I want to write a Haskell list comprehension with a condition on symbolic expressions (SBV). I reproduced the problem with the following small example.
import Data.SBV
allUs :: [SInteger]
allUs = [0,1,2]
f :: SInteger -> SBool
f 0 = sTrue
f 1 = sFalse
f 2 = sTrue
someUs :: [SInteger]
someUs = [u | u <- allUs, f u == sTrue]
with show someUs, this gives the following error
*** Data.SBV: Comparing symbolic values using Haskell's Eq class!
***
*** Received: 0 :: SInteger == 0 :: SInteger
*** Instead use: 0 :: SInteger .== 0 :: SInteger
***
*** The Eq instance for symbolic values are necessiated only because
*** of the Bits class requirement. You must use symbolic equality
*** operators instead. (And complain to Haskell folks that they
*** remove the 'Eq' superclass from 'Bits'!.)
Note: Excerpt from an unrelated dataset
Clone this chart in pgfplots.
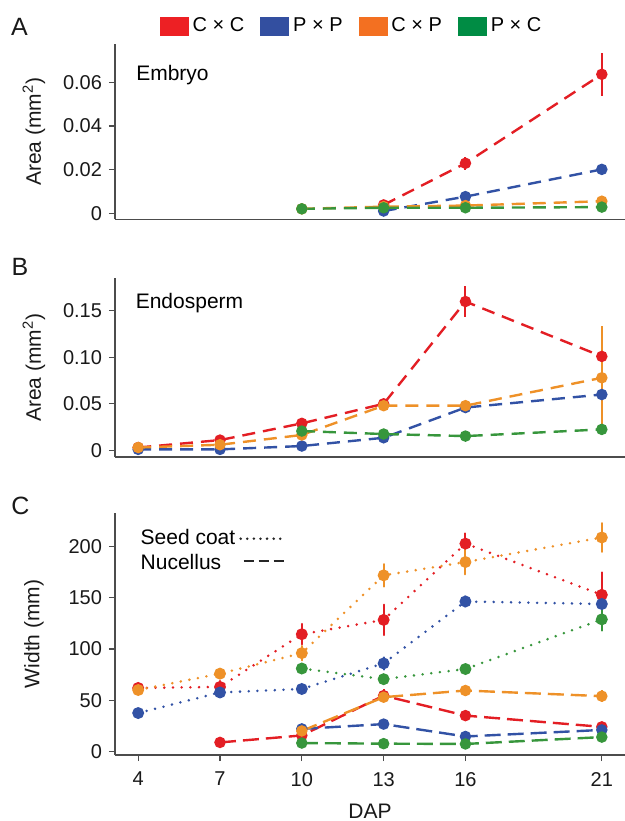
\documentclass[border=0pt]{standalone}
\usepackage{fontspec}
\setmainfont{Liberation Sans}
\usepackage{pgfplots}
\pgfplotsset{compat=1.18}

% plot colours
\definecolor{cred}{RGB}{227,30,36}
\definecolor{cblue}{RGB}{50,82,165}
\definecolor{corange}{RGB}{238,145,40}
\definecolor{cgreen}{RGB}{55,150,60}
% legend key colours
\definecolor{lred}{RGB}{237,32,36}
\definecolor{lblue}{RGB}{51,79,160}
\definecolor{lorange}{RGB}{243,112,33}
\definecolor{lgreen}{RGB}{0,140,68}

\pgfplotsset{
  panel/.style={
    scale only axis, width=255pt, xmin=3.15, xmax=21.85,
    axis x line*=bottom, axis y line*=left,
    axis line style={draw=black!70, line width=0.6pt},
    tick align=outside, major tick length=3pt,
    every tick/.style={draw=black!70, line width=0.6pt},
    tick label style={font=\fontsize{10}{12}\selectfont, text=black!90},
    /pgf/number format/assume math mode=true,
    scaled y ticks=false,
    label style={font=\fontsize{10.5}{12}\selectfont, text=black!90},
    ylabel style={at={(axis description cs:-0.159,0.5)}, anchor=center},
    clip=false,
  },
  ser/.style={line width=1.2pt, #1, mark=*, mark size=2.25pt,
    mark options={solid, fill=#1, draw=none},
    error bars/y dir=both, error bars/y explicit, error bars/error mark=none,
    error bars/error bar style={line width=1pt, solid, #1}},
  dsh/.style={dash pattern=on 6.5pt off 4pt},
  dsh2/.style={dash pattern=on 8pt off 3.5pt},
  dot/.style={line width=1.4pt, line cap=round, dash pattern=on 0pt off 4.35pt},
}

\begin{document}
\begin{tikzpicture}

% ---------------- A: embryo
\begin{axis}[panel, at={(57.5pt,-109.65pt)}, anchor=south west, height=87.65pt,
  ymin=-0.0028, ymax=0.0776, xtick=\empty,
  ytick={0,0.02,0.04,0.06}, yticklabels={0,0.02,0.04,0.06},
  ylabel={Area (mm\textsuperscript{2})},
  legend style={at={(axis description cs:0.466,1.103)}, anchor=center, draw=none, fill=none,
    font=\fontsize{10}{12}\selectfont, legend columns=4,
    /tikz/every even column/.append style={column sep=6pt}},
]
\addlegendimage{legend image code/.code={\fill[lred] (0pt,-4.5pt) rectangle (14pt,4.5pt);}}
\addlegendentry{C × C}
\addlegendimage{legend image code/.code={\fill[lblue] (0pt,-4.5pt) rectangle (14pt,4.5pt);}}
\addlegendentry{P × P}
\addlegendimage{legend image code/.code={\fill[lorange] (0pt,-4.5pt) rectangle (14pt,4.5pt);}}
\addlegendentry{C × P}
\addlegendimage{legend image code/.code={\fill[lgreen] (0pt,-4.5pt) rectangle (14pt,4.5pt);}}
\addlegendentry{P × C}

\addplot[ser=cred, dsh, forget plot] coordinates {(13,0.0038) +- (0,0) (16,0.0229) +- (0,0.003) (21,0.0637) +- (0,0.010)};
\addplot[ser=cblue, dsh, forget plot] coordinates {(13,0.0010) +- (0,0) (16,0.0076) +- (0,0.001) (21,0.0201) +- (0,0.0008)};
\addplot[ser=corange, dsh, forget plot] coordinates {(10,0.0020) +- (0,0) (13,0.0030) +- (0,0) (16,0.0035) +- (0,0) (21,0.0055) +- (0,0.0005)};
\addplot[ser=cgreen, dsh, forget plot] coordinates {(10,0.0020) +- (0,0) (13,0.0025) +- (0,0) (16,0.0025) +- (0,0) (21,0.0028) +- (0,0)};
\node[anchor=base west, inner sep=0pt, font=\fontsize{10.5}{12}\selectfont] at (axis description cs:0.041,0.791) {Embryo};
\end{axis}

% ---------------- B: endosperm
\begin{axis}[panel, at={(57.5pt,-228.5pt)}, anchor=south west, height=89.5pt,
  ymin=-0.0072, ymax=0.1853, xtick=\empty,
  ytick={0,0.05,0.10,0.15}, yticklabels={0,0.05,0.10,0.15},
  ylabel={Area (mm\textsuperscript{2})},
]
\addplot[ser=cred, dsh] coordinates {(4,0.003) +- (0,0) (7,0.011) +- (0,0) (10,0.029) +- (0,0) (13,0.050) +- (0,0) (16,0.160) +- (0,0.017) (21,0.101) +- (0,0.033)};
\addplot[ser=cblue, dsh] coordinates {(4,0.001) +- (0,0) (7,0.001) +- (0,0) (10,0.0046) +- (0,0) (13,0.0135) +- (0,0) (16,0.046) +- (0,0.003) (21,0.060) +- (0,0.005)};
\addplot[ser=corange, dsh] coordinates {(4,0.003) +- (0,0) (7,0.006) +- (0,0) (10,0.0165) +- (0,0) (13,0.048) +- (0,0.002) (16,0.048) +- (0,0.002) (21,0.078) +- (0,0.056)};
\addplot[ser=cgreen, dsh] coordinates {(10,0.0207) +- (0,0) (13,0.0175) +- (0,0) (16,0.0153) +- (0,0) (21,0.0225) +- (0,0.002)};
\node[anchor=base west, inner sep=0pt, font=\fontsize{10.5}{12}\selectfont] at (axis description cs:0.040,0.8296) {Endosperm};
\end{axis}

% ---------------- C: width of seed coat and nucellus
\begin{axis}[panel, at={(57.5pt,-377.5pt)}, anchor=south west, height=121.15pt,
  ymin=-3.5, ymax=233.2,
  xtick={4,7,10,13,16,21}, ytick={0,50,100,150,200},
  xticklabel style={yshift=-2pt},
  ylabel={Width (mm)}, xlabel={DAP},
  xlabel style={at={(axis description cs:0.5,-0.231)}, anchor=center},
  legend plot pos=right, legend cell align=left,
  legend style={at={(axis description cs:0.03,0.965)}, anchor=north west, draw=none, fill=none,
    font=\fontsize{10.5}{12}\selectfont, row sep=-1pt},
]
\addlegendimage{legend image code/.code={\draw[black!85, line width=1.4pt, line cap=round, dash pattern=on 0pt off 3.3pt] (0pt,0pt) -- (23pt,0pt);}}
\addlegendentry{Seed coat}
\addlegendimage{legend image code/.code={\draw[black!85, line width=1.2pt] (1.5pt,1pt) -- (6.5pt,1pt) (9pt,1pt) -- (14pt,1pt) (16.5pt,1pt) -- (21.5pt,1pt);}}
\addlegendentry{Nucellus}

% seed coat
\addplot[ser=cred, dot, forget plot] coordinates {(4,62) +- (0,2) (7,63) +- (0,6) (10,114.5) +- (0,10) (13,128.5) +- (0,15) (16,203) +- (0,10) (21,153) +- (0,22)};
\addplot[ser=cblue, dot, forget plot] coordinates {(4,37.5) +- (0,2) (7,57.6) +- (0,3) (10,61) +- (0,3) (13,86) +- (0,6) (16,146.5) +- (0,5) (21,144) +- (0,8)};
\addplot[ser=corange, dot, forget plot] coordinates {(4,60) +- (0,2) (7,76) +- (0,4) (10,96) +- (0,7) (13,172) +- (0,11) (16,185) +- (0,12) (21,209) +- (0,14)};
\addplot[ser=cgreen, dot, forget plot] coordinates {(10,81) +- (0,3) (13,70.6) +- (0,3) (16,80.5) +- (0,4) (21,129) +- (0,11)};
% nucellus
\addplot[ser=cred, dsh2, forget plot] coordinates {(7,8.8) +- (0,2) (10,15.6) +- (0,2) (13,54.5) +- (0,6) (16,35) +- (0,4) (21,24) +- (0,5)};
\addplot[ser=cblue, dsh2, forget plot] coordinates {(10,22) +- (0,2) (13,26.7) +- (0,3) (16,14.6) +- (0,3) (21,21) +- (0,3)};
\addplot[ser=corange, dsh2, forget plot] coordinates {(10,20) +- (0,2) (13,53) +- (0,5) (16,59.5) +- (0,5) (21,54) +- (0,6)};
\addplot[ser=cgreen, dsh2, forget plot] coordinates {(10,8.2) +- (0,2) (13,7.6) +- (0,2) (16,7.3) +- (0,2) (21,14) +- (0,2)};
\end{axis}

% panel letters
\node[font=\fontsize{12.5}{14}\selectfont, text=black!90] at (9.75pt,-13.5pt) {A};
\node[font=\fontsize{12.5}{14}\selectfont, text=black!90] at (10pt,-133.5pt) {B};
\node[font=\fontsize{12.5}{14}\selectfont, text=black!90] at (10.25pt,-253pt) {C};

\pgfresetboundingbox
\path[use as bounding box] (0,0) rectangle (312.5pt,-410.5pt);
\end{tikzpicture}
\end{document}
CallStack (from HasCallStack):
error, called at ./Data/SBV/Core/Symbolic.hs:1009:23 in sbv-8.8.5-IR852OLMhURGkbvysaJG5x:Data.SBV.Core.Symbolic
Changing the condition into f u .== sTrue also gives an error
<interactive>:8:27: error:
• Couldn't match type ‘SBV Bool’ with ‘Bool’
Expected type: Bool
Actual type: SBool
• In the expression: f u .== sTrue
In a stmt of a list comprehension: f u .== sTrue
In the expression: [u | u <- allUs, f u .== sTrue]
How to get around this problem?
Neither your f nor your someUs are symbolically computable as written. Ideally, these should be type-errors, rejected out-of-hand. This is due to the fact that symbolic values cannot be instances of the Eq class: Why? Because determining equality of symbolic values requires a call to the underlying solver; so the result cannot be Bool; it should really be SBool. But Haskell doesn't allow generalized guards in pattern-matching to allow for that possibility. (And there are good reasons for that too, so it's not really Haskell's fault here. It's just that the two styles of programming don't work well all that great together.)
You can ask why SBV makes symbolic values an instance of the Eq class. The only reason why it's an instance of Eq is what the error message is telling you: Because we want them to be instances of the Bits class; which has Eq as a superclass requirement. But that's a whole another discussion.
Based on this, how can you write your functions in SBV? Here's how you'd code f in the symbolic style:
f :: SInteger -> SBool
f i = ite (i .== 0) sTrue
$ ite (i .== 1) sFalse
$ ite (i .== 2) sTrue
$ sFalse -- arbitrarily filled to make the function total
Ugly, but this is the only way to write it unless you want to play some quasi-quoting tricks.
Regarding someUs: This isn't something you can directly write symbolically either: This is known as a spine-concrete list. And there's no way for SBV to know how long your resulting list would be without actually running the solver on individual elements. In general you cannot do filter like functions on a spine-concrete list with symbolic elements.
The solution is to use what's known as a symbolic list and a bounded-list abstraction. This isn't very satisfactory, but is the best you can do to avoid termination problems:
{-# LANGUAGE OverloadedLists #-}
import Data.SBV
import Data.SBV.List
import Data.SBV.Tools.BoundedList
f :: SInteger -> SBool
f i = ite (i .== 0) sTrue
$ ite (i .== 1) sFalse
$ ite (i .== 2) sTrue
$ sFalse -- arbitrarily filled to make the function total
allUs :: SList Integer
allUs = [0,1,2]
someUs :: SList Integer
someUs = bfilter 10 f allUs
When I run this, I get:
*Main> someUs
[0,2] :: [SInteger]
But you'll ask what's that number 10 in the call to bfilter? Well, the idea is that all lists are assumed to have some sort of an upper bound on their length, and the Data.SBV.Tools.BoundedList exports a bunch of methods to deal with them easily; all taking a bound parameter. So long as the inputs are at most this length long, they'll work correctly. There's no guarantee as to what happens if your list is longer than the bound given. (In general it'll chop off your lists at the bound, but you should not rely on that behavior.)
There's a worked-out example of uses of such lists in coordination with BMC (bounded-model-checking) at https://hackage.haskell.org/package/sbv-8.12/docs/Documentation-SBV-Examples-Lists-BoundedMutex.html
To sum up, dealing with lists in a symbolic context comes with some costs in modeling and how much you can do, due to restrictions in Haskell (where Bool is a fixed type instead of a class), and underlying solvers, which cannot deal with recursively defined functions all that well. The latter is mainly due to the fact that such proofs require induction, and SMT-solvers cannot do induction out-of-the-box. But if you follow the rules of the game using BMC like ideas, you can handle practical instances of the problem up to reasonable bounds.